McCarthy, on the instant impression Mings made in his trial game: “It had just kicked off. He went and won a header, then he went flying into a tackle, then he passed the ball on the inside, then he came on his right foot and dropped it down the line and that was all in the time we were walking across to the pitch.

“In one of the tackles he went into, he absolutely creased the guy. That’ll do for me, that! Not just that, but the four things that he’d done while we were walking around the pitch.

“I remember taking him off after 70 minutes, he’d been hurt in a tackle... so I took him off, and as he came off he was growling. I hadn’t met him then and I said: ‘Ty, I’m taking you off because I want to sign you, so you don’t get injured’. And he finally stopped growling at me! He’s a good kid.”

Did you know?

Mings benefited from a good education: he attended the famous Somerset public school, Millfield, on a football scholarship.

Elsewhere, he was close to packing football in a few months before his move to Ipswich, in order to concentrate on what looked a promising career in mortgages. His dad, who was a powerful non-league striker in his own playing days, was among those who encouraged him to stick with it.

TALENTSPOTTER RATINGS

Shooting 6

Heading 8

Passing 7

Tackling 9

Pace 8

Dribbling 7

Creativity 7

Work-rate 9

What happens next? 

It's hard to imagine Mings not making the step up sooner rather than later, but Ipswich will be desperate to keep him on for the rest of a season that holds genuine hope of an overdue return to the big time.

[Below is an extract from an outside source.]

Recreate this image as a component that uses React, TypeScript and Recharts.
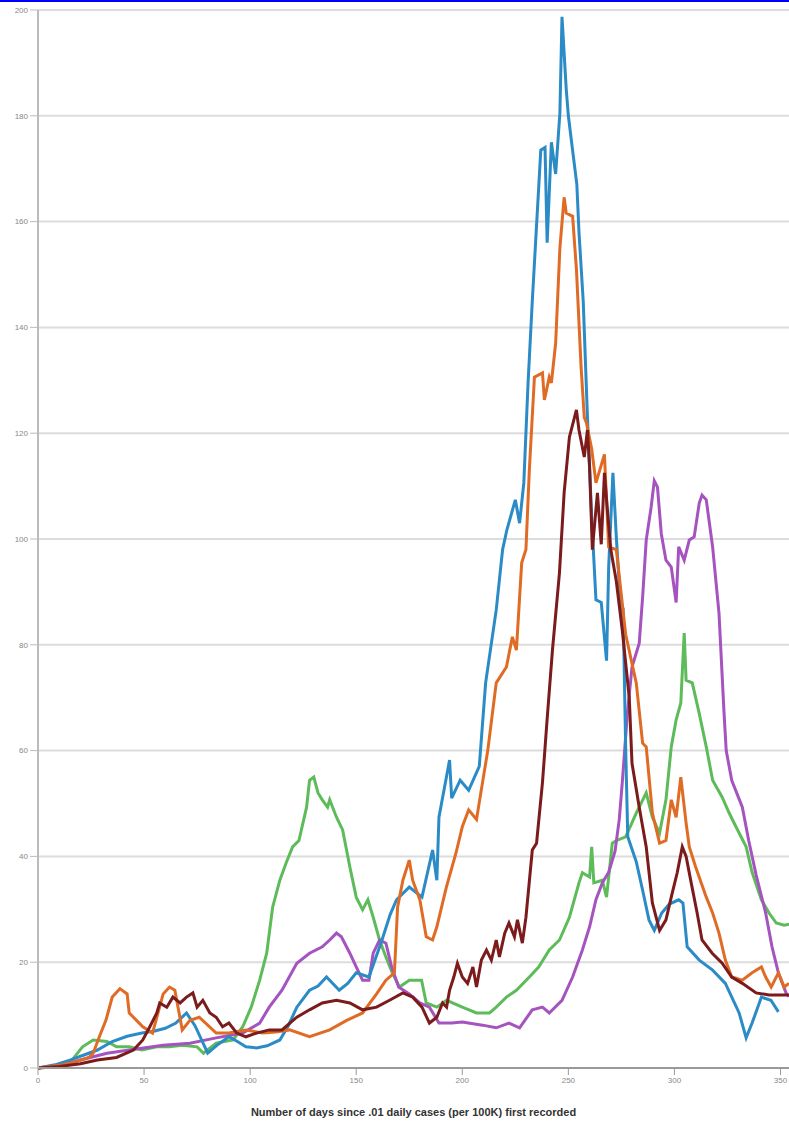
import React from "react";
import { LineChart, Line, XAxis, YAxis, CartesianGrid, Label } from "recharts";

// x ticks / y ticks
const xTicks = [0, 50, 100, 150, 200, 250, 300, 350];
const yTicks = [0, 20, 40, 60, 80, 100, 120, 140, 160, 180, 200];

// blue
const blueDays = [0, 8, 15, 22, 28, 35, 42, 49, 55, 60, 65, 70, 74, 80, 85, 90, 94, 98, 103, 108, 114, 118, 122, 128, 132, 136, 142, 146, 150, 156, 162, 166, 169, 175, 181, 186, 188, 189, 194, 195, 199, 203, 208, 211, 216, 219, 221, 225, 227, 229, 231, 233, 237, 239, 240, 242, 244, 246, 247, 249, 250, 251, 254, 255, 257, 259, 261, 263, 265.5, 268, 269, 271, 272.6, 275, 275.8, 277, 278, 282, 285, 288, 290.5, 294, 297.6, 302, 304, 306, 311.7, 318, 324, 330.5, 333.8, 336.6, 341, 345.5, 349];
const blueVals = [0, 0.6, 1.5, 2.5, 3.4, 5, 6, 6.6, 7, 7.5, 8.5, 10.4, 8, 2.8, 4.5, 5.9, 5, 4, 3.8, 4.2, 5.3, 8, 11.5, 14.7, 15.5, 17.2, 14.7, 16, 18, 17.2, 24, 29, 31.8, 34.2, 32.3, 41.2, 35.5, 47.4, 58.2, 51, 54.4, 52.5, 57, 72.8, 86.6, 98, 101.7, 107.4, 103, 110.6, 129.5, 145, 173.5, 174, 156, 175, 169, 180.5, 198.7, 185, 180, 176.7, 167, 158, 145, 123, 104, 88.5, 88, 77, 94.7, 112.5, 100.4, 85, 87, 60.7, 43.7, 39, 33.6, 28, 26, 29.3, 31, 31.8, 31.2, 22.9, 20.4, 18.5, 16, 10.4, 5.7, 8.5, 13.4, 12.8, 10.6];

// orange
const orangeDays = [0, 10, 18, 24, 26, 29, 32, 35, 38.6, 42, 43, 49.4, 54, 59, 62, 64.5, 68, 71.6, 76, 84, 90, 98, 106, 112, 118.6, 128, 137.5, 145.5, 153, 159.6, 164, 168, 169.5, 172, 175, 176.6, 180, 183, 186, 188, 192.5, 197, 200, 203, 206.7, 209.5, 212, 216, 220.8, 223.6, 225.5, 228, 230, 231.6, 234, 237.8, 238.7, 241, 242, 244, 246, 248, 249, 252, 253.8, 256, 257.5, 258.5, 261, 263, 267, 269, 272.6, 277, 282, 285, 286.7, 289.6, 293, 296, 298.5, 300.8, 303, 305.5, 307, 310, 315, 318, 321, 324, 327, 332, 336.6, 341, 343, 345.6, 349, 351.7, 354];
const orangeVals = [0, 0.5, 1.2, 2, 2.8, 6, 9, 13.4, 15, 14, 10.4, 7.8, 6.6, 14, 15.3, 14.7, 7.2, 9, 9.6, 6.6, 6.6, 7.2, 6.6, 6.8, 7.2, 5.9, 7.2, 9, 10.4, 14, 16.6, 18, 30.4, 35.5, 39.3, 35.5, 31.8, 24.8, 24.2, 26.7, 34.2, 40.6, 45.6, 48.8, 47, 53.9, 60, 72.8, 75.8, 81.5, 79, 95.5, 98, 113, 130.6, 131.4, 126.3, 130.6, 129.5, 137, 155, 164.6, 161.6, 161, 151, 132.5, 123, 122, 117, 110.6, 116, 98.5, 98, 82, 72.8, 61.4, 60.7, 48.2, 42.5, 43, 50.7, 47.4, 55, 46.3, 41.8, 38, 32.3, 29.3, 25.5, 20.4, 17.2, 16.6, 18, 19.1, 17.2, 15.3, 18, 15.3, 16];

// green
const greenDays = [0, 10, 16, 21, 26, 32.5, 37, 43, 49, 56, 62, 68, 75, 78, 84, 92, 96.5, 100.5, 104.5, 107.8, 110.6, 114, 117, 120, 123, 126.6, 128, 130, 132, 134, 136.5, 137.5, 140.7, 143.6, 147, 150, 153, 155.5, 158, 161, 164, 167, 170.4, 175, 180.8, 183, 188, 192.6, 200, 206.7, 212.8, 216, 220.8, 225.5, 231.6, 236, 241, 245.8, 250.5, 255, 256.6, 260, 261, 262, 266, 268, 270.7, 272.6, 277, 282, 286.7, 289.6, 293, 296, 298.5, 300.8, 303, 304.6, 305.5, 308.4, 311.7, 315, 318, 322.5, 325.8, 329, 333.8, 336.6, 341, 344.6, 348, 351.7, 354];
const greenVals = [0, 0.5, 1.5, 4, 5.3, 5, 4, 4, 3.4, 4, 4, 4.3, 4, 2.8, 4.7, 5.3, 7.8, 11.5, 16.6, 21.7, 30.4, 35.5, 38.8, 41.8, 43, 49.3, 54.4, 55, 52, 50.7, 49.3, 50.7, 47.4, 45, 38, 32.3, 29.9, 31.8, 28.5, 24.2, 21, 18, 15.3, 16.6, 16.6, 12.3, 11.5, 12.8, 11.5, 10.4, 10.4, 11.5, 13.4, 14.7, 17.2, 19.1, 22.3, 24.2, 28.5, 35, 36.9, 36.1, 41.8, 35, 35.5, 32.3, 42.5, 43, 43.7, 48.2, 52, 47.4, 44.4, 50.7, 60.7, 65.8, 69, 82.2, 73.3, 72.8, 67, 60.7, 54.4, 51.2, 48.2, 45.6, 41.8, 37, 31.8, 29.3, 27.4, 27, 27.2];

// purple
const purpleDays = [0, 10, 20, 32.5, 43, 59, 71.6, 84, 96.5, 104.5, 109, 115, 122, 128, 134, 137.5, 140.7, 143, 147, 150, 153, 156, 158, 161, 164, 166.7, 170, 175, 180, 184.5, 189, 195, 200, 209.5, 216, 222, 227, 233, 237.8, 241, 247, 252, 256.6, 260, 263, 266, 269, 272, 274, 275.5, 277.8, 280, 283.4, 285, 286.7, 289, 290.5, 292, 293.8, 296, 298.5, 300.8, 302, 304.6, 307, 309.3, 311.7, 313, 315, 318, 321, 323.4, 324.4, 327, 332, 335, 338.5, 343, 346, 349, 352.6, 354];
const purpleVals = [0, 0.5, 1.5, 2.8, 3.4, 4.3, 4.7, 5.7, 6.6, 8.5, 11.5, 14.7, 19.8, 21.7, 22.9, 24.2, 25.5, 24.8, 21.7, 19.1, 16.6, 16.6, 21.7, 24.2, 23.6, 19.1, 15.3, 14, 12.3, 11.5, 8.5, 8.5, 8.7, 8.1, 7.6, 8.5, 7.6, 11, 11.5, 10.4, 12.8, 17.2, 22.3, 26.7, 31.8, 35, 37, 41, 47, 54.4, 67, 75.8, 80.3, 89, 99.8, 106, 111, 109.8, 101, 96, 94.7, 88, 98.5, 96, 99.8, 100.4, 106.8, 108.3, 107.4, 98.5, 86, 67, 60, 54.4, 49.3, 43, 36.5, 29.3, 22.9, 18, 14.2, 13.5];

// dark red
const redDays = [0, 10, 20, 28, 37, 45, 49.4, 52.7, 56, 57.4, 60.7, 63.6, 67, 70, 73, 75, 77.7, 81, 84, 87, 90, 93.7, 98, 103, 109, 115, 122, 128, 134, 140.7, 147, 153, 159.6, 165.7, 172, 176.6, 181, 184.5, 188, 190.7, 192.6, 194, 196, 197.7, 200, 202.5, 205, 206.7, 209, 211.4, 213.7, 216, 217.5, 220, 222, 224.6, 226, 228.3, 230, 233, 235, 237.8, 240, 242.5, 245.8, 248, 250.5, 253.8, 255, 257.5, 259, 260, 261.3, 263.7, 265.5, 267, 268.4, 270, 272.6, 275.4, 278.7, 280, 283.4, 286.7, 289.6, 293, 296, 298.5, 301.3, 303.7, 305.5, 307.9, 310.7, 313, 317.8, 322.5, 327, 332, 338.5, 344.6, 350.8, 354];
const redVals = [0, 0.3, 0.8, 1.5, 2, 3.4, 5.3, 7.8, 10.4, 12.3, 11.5, 13.4, 12.3, 13.4, 14.2, 11.5, 12.8, 10.4, 9.6, 7.8, 8.5, 6.6, 5.9, 6.6, 7.2, 7.2, 9.6, 11, 12.3, 12.8, 12.3, 11, 11.5, 12.8, 14.2, 13.4, 11.5, 8.5, 9.6, 12.3, 11.5, 14.7, 17.2, 19.8, 17.2, 16, 19.1, 15.3, 20.4, 22.3, 20.4, 24.2, 21, 25.5, 27.4, 24.8, 28, 23.6, 28.5, 41.2, 42.5, 54, 66, 79, 93.6, 108.7, 119.3, 124.4, 120.6, 115.5, 120.6, 113.6, 98, 108.7, 99, 112.5, 105.5, 98, 92, 82.8, 70, 57.6, 49.3, 41.8, 31.2, 26, 28, 32.3, 36.9, 41.8, 40, 35, 29.3, 24.2, 21.7, 19.8, 17.2, 16, 14.2, 13.8, 13.8, 13.8];

const toData = (days: number[], vals: number[]) => days.map((d, i) => ({ day: d, v: vals[i] }));

const series = [
  { name: "green", color: "#5dbb5a", data: toData(greenDays, greenVals) },
  { name: "purple", color: "#a453bf", data: toData(purpleDays, purpleVals) },
  { name: "blue", color: "#2b8bc6", data: toData(blueDays, blueVals) },
  { name: "orange", color: "#e06b24", data: toData(orangeDays, orangeVals) },
  { name: "darkred", color: "#7b1b1b", data: toData(redDays, redVals) },
];

export default function App() {
  return (
    <div style={{ position: "absolute", left: 0, top: 0, width: 789, height: 1122, background: "#fff" }}>
      <div style={{ position: "absolute", left: 0, top: 0, width: 789, height: 2, background: "#0000ff" }} />
      <LineChart width={789} height={1122} margin={{ top: 10, right: 0, left: 0, bottom: 0 }}>
        <CartesianGrid horizontal vertical={false} stroke="#dcdcdc" strokeWidth={2} />
        <XAxis
          type="number"
          dataKey="day"
          domain={[0, 354]}
          ticks={xTicks}
          allowDataOverflow
          height={54}
          tickSize={7}
          tick={{ fontSize: 8, fill: "#888", fontFamily: "Liberation Sans, Arial, sans-serif" }}
          axisLine={{ stroke: "#999", strokeWidth: 2 }}
          tickLine={{ stroke: "#999" }}
        >
          <Label
            value="Number of days since .01 daily cases (per 100K) first recorded"
            position="insideBottom"
            offset={6}
            style={{ fontSize: 11, fontWeight: "bold", fill: "#333", fontFamily: "Liberation Sans, Arial, sans-serif" }}
          />
        </XAxis>
        <YAxis
          type="number"
          domain={[0, 200]}
          ticks={yTicks}
          width={38}
          tickSize={8}
          tick={{ fontSize: 8, fill: "#888", fontFamily: "Liberation Sans, Arial, sans-serif" }}
          axisLine={{ stroke: "#bbb", strokeWidth: 2 }}
          tickLine={{ stroke: "#bbb" }}
        />
        {series.map((s) => (
          <Line
            key={s.name}
            data={s.data}
            dataKey="v"
            type="linear"
            stroke={s.color}
            strokeWidth={3}
            dot={false}
            isAnimationActive={false}
          />
        ))}
      </LineChart>
    </div>
  );
}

There is a suggestion that a £10m bid might cause chairman Marcus Evans to waver, especially if McCarthy could invest much of it to make his squad stronger ahead of the run-in, but the smart money is on Mings staying at Portman Road until the summer and then moving on for a sizeable fee – regardless of which division Ipswich are in by then. If that does happen, there are suggestions that he is exactly the kind of player the FA would love to fast-track into the England setup.